# Problem to work on
Every line from the top of the records through the line containing "ax.set_xticks([])" should be retyped exactly; the pictures should not.

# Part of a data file
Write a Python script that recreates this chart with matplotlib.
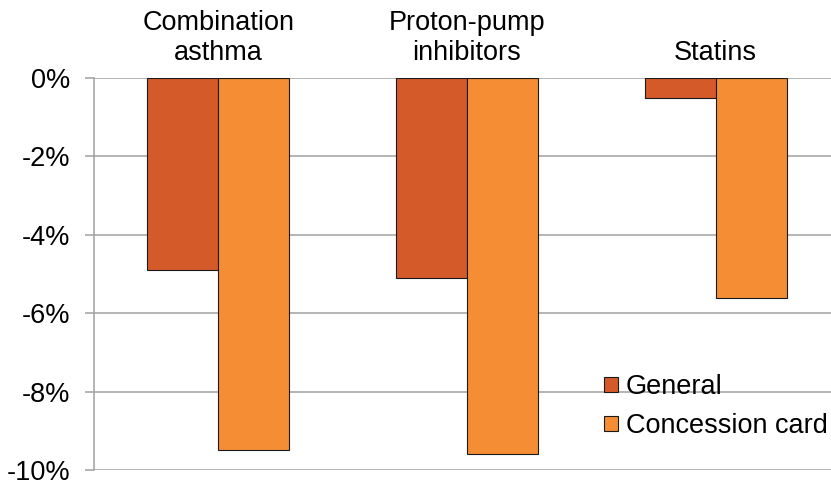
import matplotlib
matplotlib.use("Agg")
import matplotlib.pyplot as plt
import matplotlib.transforms as mtransforms
from matplotlib.ticker import FuncFormatter

plt.rcParams['font.family'] = ['Liberation Sans', 'DejaVu Sans']

categories = ["Combination\nasthma", "Proton-pump\ninhibitors", "Statins"]
series_names = ["General", "Concession card"]
general = [-4.9, -5.1, -0.5]
concession = [-9.5, -9.6, -5.6]
yticks = [0, -2, -4, -6, -8, -10]

colors = ["#D55A2A", "#F58D35"]
fs = 19.5

fig = plt.figure(figsize=(8.31, 4.83), dpi=100)
ax = fig.add_axes([94 / 831, 1 - 470 / 483, (840 - 94) / 831, (470 - 78) / 483])

width = 0.285
x = list(range(len(categories)))
ax.bar([i - width / 2 for i in x], general, width, color=colors[0],
       edgecolor="#1a1a1a", linewidth=0.8, label=series_names[0], zorder=3)
ax.bar([i + width / 2 for i in x], concession, width, color=colors[1],
       edgecolor="#1a1a1a", linewidth=0.8, label=series_names[1], zorder=3)

ax.set_xlim(-0.5, len(categories) - 0.5)
ax.set_ylim(-10, 0)
ax.set_yticks(yticks)
ax.yaxis.set_major_formatter(FuncFormatter(lambda v, p: f"{v:.0f}%"))
ax.grid(axis="y", color="#a0a0a0", linewidth=1.1, zorder=0)
ax.set_xticks([])

for s in ["top", "right", "bottom"]:
    ax.spines[s].set_visible(False)
ax.spines["left"].set_color("#a0a0a0")
ax.spines["left"].set_linewidth(1.1)
ax.tick_params(axis="y", length=6.5, width=1.1, color="#a0a0a0",
               pad=10.5, labelsize=fs)

trans = mtransforms.blended_transform_factory(ax.transData, ax.transAxes)
for i, c in enumerate(categories):
    ax.text(i, 1.030, c, transform=trans, ha="center", va="bottom",
            fontsize=fs, linespacing=1.2)

ax.legend(loc="upper left", bbox_to_anchor=(0.727, 0.226),
          bbox_transform=fig.transFigure, frameon=False, fontsize=fs,
          handlelength=0.5, handleheight=0.5, handletextpad=0.3,
          labelspacing=0.5, borderpad=0, borderaxespad=0)

fig.savefig("out.png", dpi=100)
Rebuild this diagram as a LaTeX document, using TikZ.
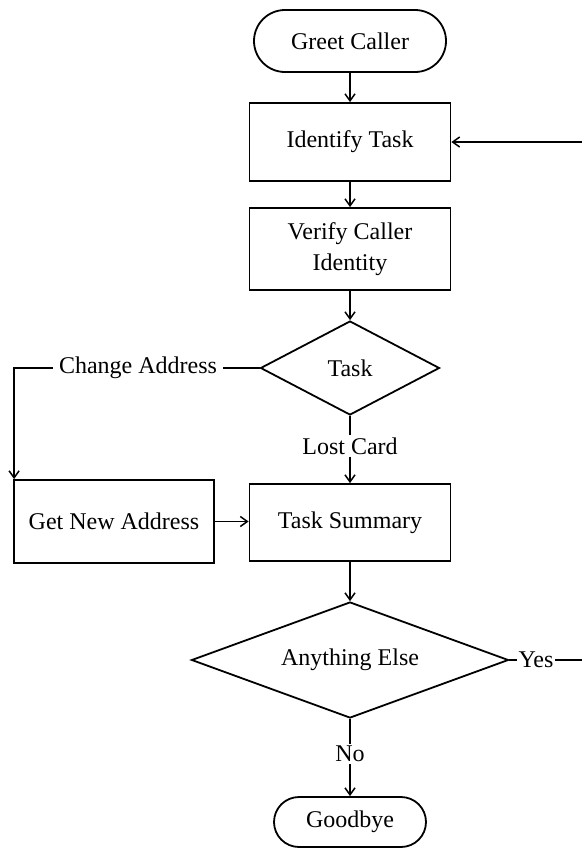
\documentclass[tikz,border=0pt]{standalone}
\usepackage{fontspec}
\setmainfont{Liberation Serif}
\usetikzlibrary{shapes.geometric,shapes.misc,arrows.meta}
\begin{document}
\begin{tikzpicture}[x=1pt,y=-1pt,
  every node/.style={font=\fontsize{24}{27}\selectfont},
  conn/.style={line width=1.8pt},
  arr/.style={conn,-{Straight Barb[length=7pt,width=10pt,line width=1.5pt]}},
  procbox/.style={draw,line width=1.8pt,rectangle,inner sep=0pt,align=center},
  term/.style={draw,line width=1.8pt,rounded rectangle,inner sep=0pt},
  decide/.style={draw,line width=1.8pt,diamond,inner sep=0pt},
  lbl/.style={inner sep=2pt}]
\useasboundingbox (0,0) rectangle (582,849);
\node[term,minimum width=192pt,minimum height=62pt] (greet) at (350,41) {Greet Caller};
\node[procbox,minimum width=201pt,minimum height=78pt] (ident) at (350,142) {Identify Task};
\node[procbox,minimum width=201pt,minimum height=82pt] (verify) at (350,249) {Verify Caller\\[4pt]Identity};
\node[decide,aspect=1.9,minimum width=179pt,minimum height=94pt] (task) at (350,368) {Task};
\node[lbl,inner sep=6pt] (ca) at (138,368) {Change Address};
\node[lbl] (lc) at (350,446) {Lost Card};
\node[procbox,minimum width=200pt,minimum height=83pt] (gna) at (114,521.5) {Get New Address};
\node[procbox,minimum width=201pt,minimum height=77pt] (ts) at (350,522.5) {Task Summary};
\node[decide,aspect=2.73,minimum width=317pt,minimum height=116pt] (any) at (350,660) {Anything Else};
\node[lbl,inner sep=1.5pt] (yes) at (536,660) {Yes};
\node[lbl] (no) at (350,754) {No};
\node[term,minimum width=152pt,minimum height=50pt] (bye) at (350,822) {Goodbye};
\coordinate (rin) at (582,142);
\coordinate (yesend) at (582,660);
\coordinate (gnatop) at ([xshift=1pt]gna.north west);

\draw[arr] (greet) -- (ident);
\draw[arr] (rin) -- (ident.east);
\draw[arr] (ident) -- (verify);
\draw[arr] (verify) -- (task);
\draw[conn] (task.west) -- (ca.east);
\draw[arr] (ca.west) -| (gnatop);
\draw[conn] (task.south) -- (lc.north);
\draw[arr] (lc.south) -- (ts.north);
\draw[arr] (gna.east) -- (ts.west |- gna.east);
\draw[arr] (ts) -- (any);
\draw[conn] (any.east) -- (yes.west);
\draw[conn] (yes.east) -- (yesend);
\draw[conn] (any.south) -- (no.north);
\draw[arr] (no.south) -- (bye.north);
\end{tikzpicture}
\end{document}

# Answer for the task
Write a Python script that recreates this chart with matplotlib.
import matplotlib
matplotlib.use("Agg")
import matplotlib.pyplot as plt
import matplotlib.transforms as mtransforms
from matplotlib.ticker import FuncFormatter

plt.rcParams['font.family'] = ['Liberation Sans', 'DejaVu Sans']

categories = ["Combination\nasthma", "Proton-pump\ninhibitors", "Statins"]
series_names = ["General", "Concession card"]
general = [-4.9, -5.1, -0.5]
concession = [-9.5, -9.6, -5.6]
yticks = [0, -2, -4, -6, -8, -10]

colors = ["#D55A2A", "#F58D35"]
fs = 19.5

fig = plt.figure(figsize=(8.31, 4.83), dpi=100)
ax = fig.add_axes([94 / 831, 1 - 470 / 483, (840 - 94) / 831, (470 - 78) / 483])

width = 0.285
x = list(range(len(categories)))
ax.bar([i - width / 2 for i in x], general, width, color=colors[0],
       edgecolor="#1a1a1a", linewidth=0.8, label=series_names[0], zorder=3)
ax.bar([i + width / 2 for i in x], concession, width, color=colors[1],
       edgecolor="#1a1a1a", linewidth=0.8, label=series_names[1], zorder=3)

ax.set_xlim(-0.5, len(categories) - 0.5)
ax.set_ylim(-10, 0)
ax.set_yticks(yticks)
ax.yaxis.set_major_formatter(FuncFormatter(lambda v, p: f"{v:.0f}%"))
ax.grid(axis="y", color="#a0a0a0", linewidth=1.1, zorder=0)
ax.set_xticks([])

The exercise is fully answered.